If you log in, you can comment on buildings, submit new photos or update photos that you've already submitted.
Description: Linley Hall
Date Listed: 1 December 1951
English Heritage Building ID: 256854
OS Grid Reference: SO3461992893
OS Grid Coordinates: 334619, 292893
Latitude/Longitude: 52.5300, -2.9652
There is also a scheduled monument with a similar name, Round barrow S of Linley Hall, at the same location as this building or very close to it. This is probably the same structure or related to it in some way.
SO 39 SW MORE C.P. LINLEY
6/9 Linley Hall
1 12 51
Country House. 1742-8. By Henry Joynes, surveyor of Kensington Palace.
Small regularly coursed limestone blocks and ashlar rusticated ground floor
to east front; slate hipped roofs, stone modillion eaves cornice all round,
carried up to pediments, lateral rubblestone stacks. The house is advanced
for its time, largely Palladian in style but still with traces of Vanbrugh's
influence, for whom Joynes had worked at Blenheim. 2 storeys over rustic;
east entrance front of 5 bays, slightly projecting to centre and rising to
pediment, twice recessed to flanks; middle bays have rusticated ashlar base
and a plain central door with Gibbs surround, Venetian window to piano nobile
and a keyed Diocletian window above; all the other windows are glazing bar
sashes, pedimented to second and fourth bays on piano nobile, remainder
(except those in first and fifth bays of top floor) with raised plastered
keystones; empty round-headed niches on piano nobile to first and fifth bays.
The south garden front also of 5 bays has a recessed central portion 3 bays
wide and projecting wings with pedimented breaks; central glazed door, approached
by straight flight of steps from terrace, has an Ionic porch with pulvinated
frieze and pediment, flanked by tall pedimented 18-paned sash windows in lugged
architraves, identical windows to wings on piano nobile; 6-paned sashes (also
in lugged architraves) with raised plastered keystones to upper floor.
West front. 3 bays with 3 window full height canted bay projection to centre,
surmounted by stone balustrade; central window on piano nobile again with
pediment, the remainder all also in lugged architraves with raised plastered
keystones. Plain north front of 5 bays, recessed to centre with slightly
projecting wings. Interior. Completed only in 1761. The piano nobile is
reached by an elegant staircase of 2 flights with a wrought iron balustrade
inserted c.1775-85; the chief rooms (all on the piano nobile) are the saloon,
whose principal features are a pair of niches in the wall opposite the windows,
a wide arched recess in the east wall, an enriched cornice and a fine mid
Cl8 fireplace (which is not original to the house); the boudoir (now library)

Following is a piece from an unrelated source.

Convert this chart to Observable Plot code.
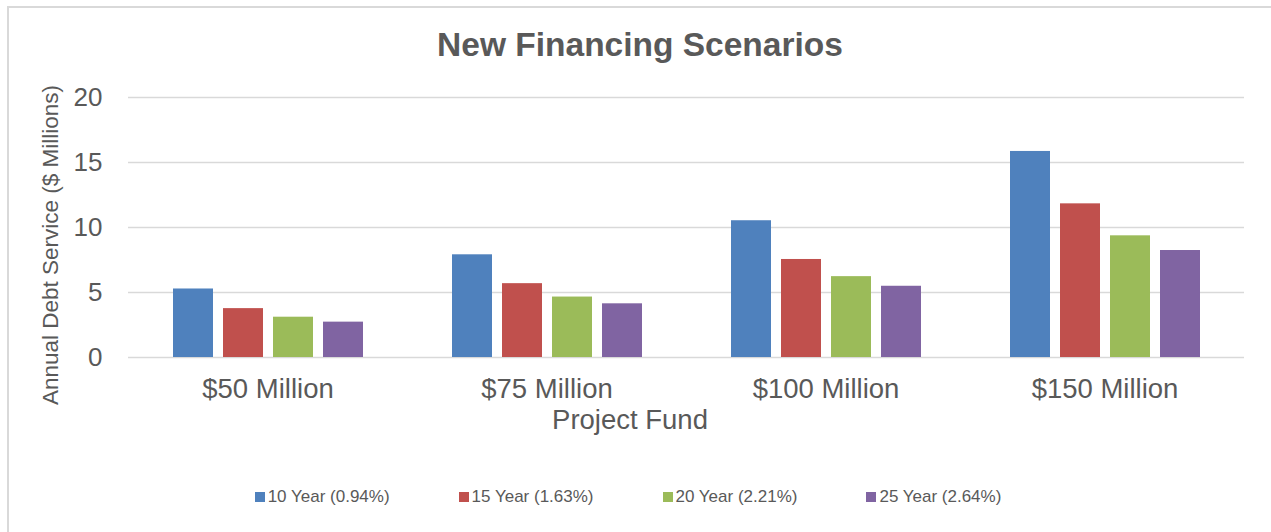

with its built-in shelving, enriched cornice and coved ceiling, and the drawing
room; this latter has a wide bow (externally the 3 window canted bay on the
west front) and is decorated with mid C19 French wallpaper, white and gold
with pale blue borders. Linley has been the principal home of the More family
since 1580. B.O.E. Pp. 168-9; Country Life Vol. 130 Sept. 7 1961, No.3366,
Pp. 502-5 and Sept. 14 1961, No.3367, Pp. 558-61.
Listing NGR: SO3461992893
This text is a legacy record and has not been updated since the building was originally listed. Details of the building may have changed in the intervening time. You should not rely on this listing as an accurate description of the building.